**What the task asks**
Restate the data word for word and leave the images out.

**Data block**
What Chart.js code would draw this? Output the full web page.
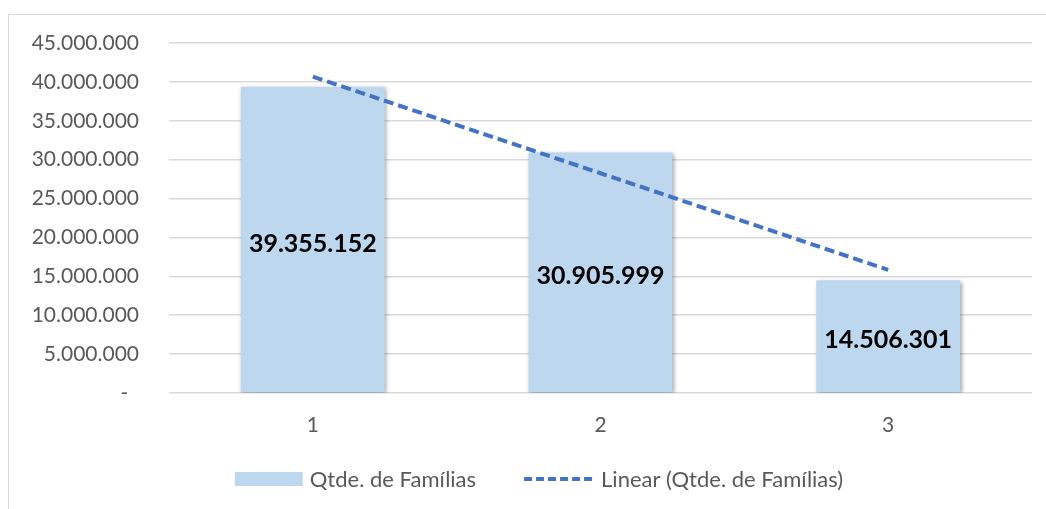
<!DOCTYPE html>
<html>
<head>
<meta charset="utf-8">
<script src="https://cdn.jsdelivr.net/npm/chart.js@4"></script>
<style>
  html, body { margin: 0; padding: 0; background: #fff; }
  #wrap { width: 1046px; height: 509px; }
</style>
</head>
<body>
<div id="wrap"><canvas id="chart" width="1046" height="509"></canvas></div>
<script>
// --- Data ---
const categories = ['1', '2', '3'];
const familias = [39355152, 30905999, 14506301];
const trendLinear = [40680000, 28256000, 15832000];   // tendência linear
const Y_MAX = 45000000;
const Y_STEP = 5000000;

const BAR_LABEL = 'Qtde. de Famílias';
const TREND_LABEL = 'Linear (Qtde. de Famílias)';

// --- Helpers ---
function formatBR(v) {
    return String(Math.round(v)).replace(/\B(?=(\d{3})+(?!\d))/g, '.');
}

const FONT = 'Lato, "Open Sans", sans-serif';
const GREY = '#595959';

// fundo + moldura do gráfico
const framePlugin = {
    id: 'frame',
    beforeDraw(chart) {
        const ctx = chart.ctx;
        ctx.save();
        ctx.fillStyle = '#fff';
        ctx.fillRect(0, 0, chart.width, chart.height);
        ctx.strokeStyle = '#d9d9d9';
        ctx.lineWidth = 1;
        ctx.strokeRect(8.5, 14.5, chart.width + 20, chart.height + 20);
        ctx.restore();
    }
};

// sombra suave nas barras
const shadowPlugin = {
    id: 'barShadow',
    beforeDatasetDraw(chart, args) {
        if (chart.data.datasets[args.index].type !== 'bar') return;
        const ctx = chart.ctx;
        ctx.save();
        ctx.shadowColor = 'rgba(0,0,0,0.35)';
        ctx.shadowBlur = 4;
        ctx.shadowOffsetX = 1.5;
        ctx.shadowOffsetY = 1.5;
    },
    afterDatasetDraw(chart, args) {
        if (chart.data.datasets[args.index].type !== 'bar') return;
        chart.ctx.restore();
    }
};

// rótulos de dados no centro das barras
const labelPlugin = {
    id: 'barLabels',
    afterDatasetsDraw(chart) {
        const ctx = chart.ctx;
        const meta = chart.getDatasetMeta(0);
        ctx.save();
        ctx.font = 'bold 25px ' + FONT;
        ctx.fillStyle = '#000';
        ctx.textAlign = 'center';
        ctx.textBaseline = 'middle';
        meta.data.forEach((bar, i) => {
            ctx.fillText(formatBR(familias[i]), bar.x, (bar.y + bar.base) / 2 + 4);
        });
        ctx.restore();
    }
};

// legenda desenhada à mão (caixa + linha tracejada)
const legendPlugin = {
    id: 'customLegend',
    afterDraw(chart) {
        const ctx = chart.ctx;
        const y = 479;
        const center = 539;
        ctx.save();
        ctx.font = '22px ' + FONT;
        const w1 = ctx.measureText(BAR_LABEL).width;
        const w2 = ctx.measureText(TREND_LABEL).width;
        const total = 68 + 7 + w1 + 48 + 70 + 7 + w2;
        let x = center - total / 2;

        ctx.fillStyle = '#bdd7ee';
        ctx.fillRect(x, y - 7, 68, 14);
        x += 75;
        ctx.fillStyle = GREY;
        ctx.textBaseline = 'middle';
        ctx.textAlign = 'left';
        ctx.fillText(BAR_LABEL, x, y + 1);
        x += w1 + 48;

        ctx.strokeStyle = '#4472c4';
        ctx.lineWidth = 4;
        ctx.setLineDash([8, 4]);
        ctx.beginPath();
        ctx.moveTo(x, y);
        ctx.lineTo(x + 70, y);
        ctx.stroke();
        ctx.setLineDash([]);
        x += 77;
        ctx.fillText(TREND_LABEL, x, y + 1);
        ctx.restore();
    }
};

new Chart(document.getElementById('chart'), {
    data: {
        labels: categories,
        datasets: [
            {
                type: 'bar',
                label: BAR_LABEL,
                data: familias,
                backgroundColor: '#bdd7ee',
                borderWidth: 0,
                barPercentage: 1,
                categoryPercentage: 0.5,
                order: 1
            },
            {
                type: 'line',
                label: TREND_LABEL,
                data: trendLinear,
                borderColor: '#4472c4',
                borderWidth: 4,
                borderDash: [10, 5],
                pointRadius: 0,
                fill: false,
                tension: 0,
                order: 0
            }
        ]
    },
    options: {
        responsive: false,
        animation: false,
        layout: { padding: { left: 0, right: 14, top: 43, bottom: 0 } },
        plugins: {
            legend: { display: false },
            tooltip: { enabled: false }
        },
        scales: {
            x: {
                grid: { display: false, drawTicks: false },
                border: { display: false },
                ticks: { color: GREY, font: { family: FONT, size: 21 }, padding: 20 },
                afterFit(scale) { scale.height = 116; }
            },
            y: {
                min: 0,
                max: Y_MAX,
                grid: { color: '#d9d9d9', lineWidth: 1.5, drawTicks: false },
                border: { display: false },
                ticks: {
                    stepSize: Y_STEP,
                    color: GREY,
                    font: { family: FONT, size: 21 },
                    padding: 30,
                    callback: v => v === 0 ? '-\u00a0\u00a0' : formatBR(v)
                },
                afterFit(scale) { scale.width = 169; }
            }
        }
    },
    plugins: [framePlugin, shadowPlugin, labelPlugin, legendPlugin]
});
</script>
</body>
</html>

**Answer to the task**
What Chart.js code would draw this? Output the full web page.
<!DOCTYPE html>
<html>
<head>
<meta charset="utf-8">
<script src="https://cdn.jsdelivr.net/npm/chart.js@4"></script>
<style>
  html, body { margin: 0; padding: 0; background: #fff; }
  #wrap { width: 1046px; height: 509px; }
</style>
</head>
<body>
<div id="wrap"><canvas id="chart" width="1046" height="509"></canvas></div>
<script>
// --- Data ---
const categories = ['1', '2', '3'];
const familias = [39355152, 30905999, 14506301];
const trendLinear = [40680000, 28256000, 15832000];   // tendência linear
const Y_MAX = 45000000;
const Y_STEP = 5000000;

const BAR_LABEL = 'Qtde. de Famílias';
const TREND_LABEL = 'Linear (Qtde. de Famílias)';

// --- Helpers ---
function formatBR(v) {
    return String(Math.round(v)).replace(/\B(?=(\d{3})+(?!\d))/g, '.');
}

const FONT = 'Lato, "Open Sans", sans-serif';
const GREY = '#595959';

// fundo + moldura do gráfico
const framePlugin = {
    id: 'frame',
    beforeDraw(chart) {
        const ctx = chart.ctx;
        ctx.save();
        ctx.fillStyle = '#fff';
        ctx.fillRect(0, 0, chart.width, chart.height);
        ctx.strokeStyle = '#d9d9d9';
        ctx.lineWidth = 1;
        ctx.strokeRect(8.5, 14.5, chart.width + 20, chart.height + 20);
        ctx.restore();
    }
};

// sombra suave nas barras
const shadowPlugin = {
    id: 'barShadow',
    beforeDatasetDraw(chart, args) {
        if (chart.data.datasets[args.index].type !== 'bar') return;
        const ctx = chart.ctx;
        ctx.save();
        ctx.shadowColor = 'rgba(0,0,0,0.35)';
        ctx.shadowBlur = 4;
        ctx.shadowOffsetX = 1.5;
        ctx.shadowOffsetY = 1.5;
    },
    afterDatasetDraw(chart, args) {
        if (chart.data.datasets[args.index].type !== 'bar') return;
        chart.ctx.restore();
    }
};

// rótulos de dados no centro das barras
const labelPlugin = {
    id: 'barLabels',
    afterDatasetsDraw(chart) {
        const ctx = chart.ctx;
        const meta = chart.getDatasetMeta(0);
        ctx.save();
        ctx.font = 'bold 25px ' + FONT;
        ctx.fillStyle = '#000';
        ctx.textAlign = 'center';
        ctx.textBaseline = 'middle';
        meta.data.forEach((bar, i) => {
            ctx.fillText(formatBR(familias[i]), bar.x, (bar.y + bar.base) / 2 + 4);
        });
        ctx.restore();
    }
};

// legenda desenhada à mão (caixa + linha tracejada)
const legendPlugin = {
    id: 'customLegend',
    afterDraw(chart) {
        const ctx = chart.ctx;
        const y = 479;
        const center = 539;
        ctx.save();
        ctx.font = '22px ' + FONT;
        const w1 = ctx.measureText(BAR_LABEL).width;
        const w2 = ctx.measureText(TREND_LABEL).width;
        const total = 68 + 7 + w1 + 48 + 70 + 7 + w2;
        let x = center - total / 2;

        ctx.fillStyle = '#bdd7ee';
        ctx.fillRect(x, y - 7, 68, 14);
        x += 75;
        ctx.fillStyle = GREY;
        ctx.textBaseline = 'middle';
        ctx.textAlign = 'left';
        ctx.fillText(BAR_LABEL, x, y + 1);
        x += w1 + 48;

        ctx.strokeStyle = '#4472c4';
        ctx.lineWidth = 4;
        ctx.setLineDash([8, 4]);
        ctx.beginPath();
        ctx.moveTo(x, y);
        ctx.lineTo(x + 70, y);
        ctx.stroke();
        ctx.setLineDash([]);
        x += 77;
        ctx.fillText(TREND_LABEL, x, y + 1);
        ctx.restore();
    }
};

new Chart(document.getElementById('chart'), {
    data: {
        labels: categories,
        datasets: [
            {
                type: 'bar',
                label: BAR_LABEL,
                data: familias,
                backgroundColor: '#bdd7ee',
                borderWidth: 0,
                barPercentage: 1,
                categoryPercentage: 0.5,
                order: 1
            },
            {
                type: 'line',
                label: TREND_LABEL,
                data: trendLinear,
                borderColor: '#4472c4',
                borderWidth: 4,
                borderDash: [10, 5],
                pointRadius: 0,
                fill: false,
                tension: 0,
                order: 0
            }
        ]
    },
    options: {
        responsive: false,
        animation: false,
        layout: { padding: { left: 0, right: 14, top: 43, bottom: 0 } },
        plugins: {
            legend: { display: false },
            tooltip: { enabled: false }
        },
        scales: {
            x: {
                grid: { display: false, drawTicks: false },
                border: { display: false },
                ticks: { color: GREY, font: { family: FONT, size: 21 }, padding: 20 },
                afterFit(scale) { scale.height = 116; }
            },
            y: {
                min: 0,
                max: Y_MAX,
                grid: { color: '#d9d9d9', lineWidth: 1.5, drawTicks: false },
                border: { display: false },
                ticks: {
                    stepSize: Y_STEP,
                    color: GREY,
                    font: { family: FONT, size: 21 },
                    padding: 30,
                    callback: v => v === 0 ? '-\u00a0\u00a0' : formatBR(v)
                },
                afterFit(scale) { scale.width = 169; }
            }
        }
    },
    plugins: [framePlugin, shadowPlugin, labelPlugin, legendPlugin]
});
</script>
</body>
</html>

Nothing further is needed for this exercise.